Quand la pub abuse : L'enfant Client

Publié le par Le Nouvel Observateur.- Les petits Français sont-ils noyés sous la pub ?

L'enfant-client

Nos petits sont-ils sans défense face au matraquage publicitaire ? Réponse avec la journaliste Nathalie Sapena, auteur d'un réquisitoire accablant*

Le Nouvel Observateur.- Les petits Français sont-ils noyés sous la pub ?
Nathalie Sapena.
- La France est l'un des pays où il y a le plus de pubs dans les programmes jeunesse. Un petit Français est soumis à près de 24 000 stimuli publicitaires par an. Alors qu'en Belgique il est interdit de diffuser des spots cinq minutes avant et après un programme pour enfants. En Suède, la pub n'a pas le droit d'interpeller les moins de 12 ans et pour cause : même si l'enfant comprend, autour de 7 ans, l'intention persuasive d'un message, cela ne le protège pas. La réaction d'un petit face aux publicités reste affective, il est donc bien plus facile à convaincre qu'un adulte et les publicitaires le savent.
N. O. -La publicité adressée aux enfants dénigre volontairement l'adulte.
Nathalie Sapena.
-Oui, particulièrement celle de l'industrie agroalimentaire qui dynamite les codes sociaux pour mieux vendre. Dans un spot pour Pépito, l'adulte est transformé en gâteau. Dans un autre, une fillette réveille sa mère en pleine nuit pour l'obliger à cuisiner des saucisses et toute la famille remercie l'enfant pour le pique-nique nocturne, etc. A chaque fois, il s'agit de casser la barrière que constitue l'adulte dans l'acte d'achat. Comment ? En sapant son autorité. De nombreuses pubs inversent de manière insidieuse les rôles entre parents et enfants.
N. O. -La réglementation française est-elle suffisante ?
Nathalie Sapena.
-Le message sanitaire rendu obligatoire par la loi de santé publique d'août 2004 n'est toujours pas visible. C'est pourtant une mesurette : il s'agit d'inscrire en bas des publicités qu'il ne faut manger ni trop gras, ni trop sucré, ni trop salé et d'appeler à consommer cinq fruits et légumes par jour. Mais ce projet, perçu comme une première brèche par l'industrie alimentaire, déclenche un lobbying hallucinant. Et tout est bloqué. C'est dommage. Ce n'est pas un hasard si la première chose que font les médecins spécialistes de l'obésité est d'apprendre à leurs petits patients à décrypter la pub, à s'en méfier et à lire les étiquettes.
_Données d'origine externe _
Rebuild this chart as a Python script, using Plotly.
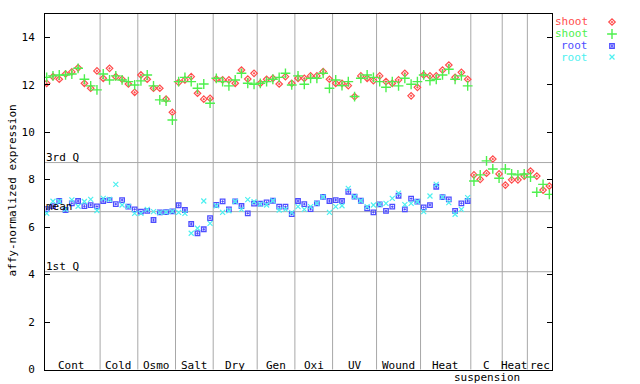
import plotly.graph_objects as go

groups = ["Cont", "Cold", "Osmo", "Salt", "Dry", "Gen", "Oxi", "UV", "Wound", "Heat", "C", "Heat", "rec"]
group_sizes = [9, 6, 6, 6, 7, 6, 6, 7, 7, 8, 5, 4, 4]

shoot1 = [12.06, 12.34, 12.23, 12.45, 12.54, 12.71, 12.06, 11.85, 12.58,
          12.27, 12.69, 12.34, 12.23, 12.03, 11.68,
          12.41, 12.23, 11.85, 11.85, 11.39, 10.84,
          12.10, 12.20, 12.34, 11.64, 11.39, 11.43,
          12.24, 12.20, 12.20, 12.06, 12.62, 12.24, 12.48,
          12.06, 12.23, 12.27, 12.03, 12.34, 12.06,
          12.27, 12.27, 12.37, 12.37, 12.55, 12.23,
          12.06, 12.06, 11.96, 11.50, 12.37, 12.27, 12.17,
          12.37, 12.13, 12.06, 12.20, 12.48, 11.53, 11.89,
          12.41, 12.37, 12.37, 12.62, 12.83, 12.31, 12.52, 12.23,
          8.20, 8.01, 8.27, 8.87, 8.24,
          7.77, 7.99, 7.99, 8.15,
          8.36, 8.15, 7.56, 7.73]
shoot2 = [12.31, 12.37, 12.41, 12.41, 12.45, 12.69, 12.23, 11.95, 11.78,
          12.45, 12.20, 12.37, 12.20, 12.13, 11.99,
          12.16, 12.41, 11.95, 11.36, 11.31, 10.51,
          12.13, 12.31, 12.13, 11.85, 12.03, 11.22,
          12.27, 12.13, 11.95, 12.20, 12.48, 12.06, 12.02,
          12.06, 12.13, 12.23, 12.31, 12.48, 11.99,
          12.37, 12.02, 12.27, 12.27, 12.48, 11.85,
          12.20, 11.96, 12.13, 11.50, 12.27, 12.41, 12.31,
          12.13, 11.89, 12.13, 11.95, 12.27, 12.02, 12.13,
          12.41, 12.17, 12.23, 12.41, 12.65, 12.23, 12.37, 11.95,
          7.94, 8.20, 8.79, 8.45, 8.06,
          8.45, 8.24, 8.20, 8.24,
          8.11, 7.47, 7.80, 7.38]
root1 = [6.76, 6.88, 7.10, 6.72, 7.00, 7.10, 6.88, 6.93, 6.87,
         7.10, 7.14, 6.97, 7.14, 6.86, 6.75,
         6.65, 6.68, 6.30, 6.62, 6.63, 6.66,
         6.92, 6.72, 6.13, 5.74, 5.91, 6.38,
         6.94, 7.08, 6.75, 7.08, 6.89, 6.58, 6.99,
         6.99, 7.04, 7.11, 6.86, 6.86, 6.55,
         7.10, 6.97, 6.76, 7.00, 7.27, 7.10,
         7.14, 7.10, 7.49, 7.28, 7.11, 6.79, 6.62,
         6.96, 6.68, 6.86, 7.32, 6.75, 7.20, 7.07,
         6.83, 6.93, 7.70, 7.26, 7.17, 6.68, 7.00, 7.10,
         None, None, None, None, None, None, None, None, None, None, None, None, None]
root2 = [6.58, 7.09, 7.08, 6.75, 7.15, 6.88, 7.08, 7.17, 6.70,
         7.21, 7.17, 7.80, 6.93, 6.86, 6.58,
         6.58, 6.75, 6.65, 6.61, 6.63, 6.66,
         6.62, 6.58, 5.74, 5.95, 7.10, 6.16,
         6.90, 6.62, 6.69, 7.08, 6.75, 7.16, 7.07,
         6.97, 6.93, 7.11, 6.72, 6.75, 6.61,
         6.86, 6.75, 6.86, 7.00, 7.27, 6.62,
         6.86, 6.90, 7.63, 7.28, 7.11, 6.86, 6.93,
         6.96, 7.00, 7.21, 7.43, 6.95, 7.00, 7.07,
         6.65, 7.31, 7.80, 7.26, 7.03, 6.54, 6.75, 7.24,
         None, None, None, None, None, None, None, None, None, None, None, None, None]

stat_values = [8.72, 6.65, 4.12]
stat_labels = ["3rd Q", "mean", "1st Q"]
ytick_vals = [0, 2, 4, 6, 8, 10, 12, 14]

RED, GREEN, BLUE, CYAN = "#ff4d4d", "#4df04d", "#4d4dff", "#4df0f0"
FONT = "DejaVu Sans Mono"
GRAY = "#a8a8a8"

n = sum(group_sizes)
xs = list(range(1, n + 1))

fig = go.Figure()
series = [
    (shoot1, RED, dict(symbol="diamond-open-dot", size=5, line=dict(width=1.2, color=RED))),
    (shoot2, GREEN, dict(symbol="cross-thin", size=7, line=dict(width=1.4, color=GREEN))),
    (root1, BLUE, dict(symbol="square-open-dot", size=4.5, line=dict(width=1.3, color=BLUE))),
    (root2, CYAN, dict(symbol="x-thin", size=5, line=dict(width=1.2, color=CYAN))),
]
for vals, col, mk in series:
    fig.add_trace(go.Scatter(x=xs, y=vals, mode="markers", marker=dict(color=col, **mk),
                             showlegend=False, hoverinfo="skip"))

shapes = []
annotations = []
# horizontal stat lines
for v, lab in zip(stat_values, stat_labels):
    shapes.append(dict(type="line", xref="x domain", yref="y", x0=0, x1=1, y0=v, y1=v,
                       line=dict(color=GRAY, width=1), layer="below"))
    annotations.append(dict(xref="paper", yref="y", x=45 / 640, y=v, text=lab, showarrow=False,
                            xanchor="left", yanchor="bottom", xshift=-1, yshift=-3,
                            font=dict(family=FONT, size=11, color="black")))
# vertical separators and group labels
start = 1
for i, (g, s) in enumerate(zip(groups, group_sizes)):
    end = start + s - 1
    if i < len(groups) - 1:
        shapes.append(dict(type="line", xref="x", yref="y domain", x0=end + 0.5, x1=end + 0.5,
                           y0=0, y1=1, line=dict(color=GRAY, width=1), layer="below"))
    center = (start + end) / 2
    annotations.append(dict(xref="x", yref="y", x=center, y=0, text=g, showarrow=False,
                            yanchor="bottom", yshift=-4,
                            font=dict(family=FONT, size=11, color="black")))
    if g == "C":
        annotations.append(dict(xref="x", yref="y", x=center, y=0, text="suspension",
                                showarrow=False, yanchor="top", yshift=1,
                                font=dict(family=FONT, size=11, color="black")))
    start = end + 1

# y title
annotations.append(dict(xref="paper", yref="paper", x=8 / 640, y=(384 - 191) / 384,
                        text="affy-normalized expression", textangle=-90, showarrow=False,
                        xshift=-5,
                        font=dict(family=FONT, size=11, color="black")))

# legend (text left, marker right)
leg = [("shoot", RED, 22), ("shoot", GREEN, 34), ("root", BLUE, 46), ("root", CYAN, 57)]
for (name, col, py), (_, _, mk) in zip(leg, series):
    annotations.append(dict(xref="paper", yref="paper", x=590 / 640, y=(384 - py) / 384,
                            text=name, showarrow=False, xanchor="right", yanchor="middle",
                            font=dict(family=FONT, size=11, color=col)))
    fig.add_trace(go.Scatter(x=[612], y=[py], xaxis="x2", yaxis="y2", mode="markers",
                             marker=dict(color=col, **mk), showlegend=False, hoverinfo="skip"))

fig.update_layout(
    width=640, height=384, autosize=False,
    margin=dict(l=0, r=0, t=0, b=0, autoexpand=False),
    paper_bgcolor="white", plot_bgcolor="rgba(0,0,0,0)",
    shapes=shapes, annotations=annotations,
    xaxis=dict(domain=[45 / 640, 552.3 / 640], range=[0.73, 81.47], showgrid=False,
               zeroline=False, showticklabels=False, ticks="", showline=True,
               linecolor="black", linewidth=1, mirror=True, automargin=False),
    yaxis=dict(domain=[(384 - 369.5) / 384, (384 - 13.5) / 384], range=[0, 15],
               tickvals=ytick_vals, ticks="inside", ticklen=5, tickcolor="black",
               ticklabelstandoff=7, automargin=False,
               showgrid=False, zeroline=False, showline=True, linecolor="black",
               linewidth=1, mirror="ticks",
               tickfont=dict(family=FONT, size=11, color="black")),
    xaxis2=dict(domain=[0, 1], range=[0, 640], visible=False, anchor="y2", automargin=False),
    yaxis2=dict(domain=[0, 1], range=[384, 0], visible=False, anchor="x2", automargin=False),
)
fig.write_html("out.html", config={"responsive": False, "displayModeBar": False},
               post_script="document.body.style.margin='0';document.body.style.overflow='hidden';")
Sait-on par exemple qu'un petit qui consomme un bol de céréales et un dessert a déjà sa dose journalière de sucre ?
N. O. -Vous alertez aussi sur un risque imminent appelé neuromarketing...
Nathalie Sapena
. -Le neuromarketing est l'utilisation d'appareils médicaux, en l'occurrence l'IRM (imagerie à résonance magné-tique) pour mesurer dans le cerveau la sensibilité à tel produit ou telle publicité. On voit alors « s'allumer » les différentes zones du cerveau sollicitées selon que l'on joue sur le goût d'un produit ou sur un slogan. Des instituts de ce genre sont déjà apparus aux Etats-Unis. Effrayant...

(*) « L'Enfant jackpot. Protégeons nos enfants contre les abus de la société marchande », par Nathalie Sapena, Flammarion, 221 p., 18 euros.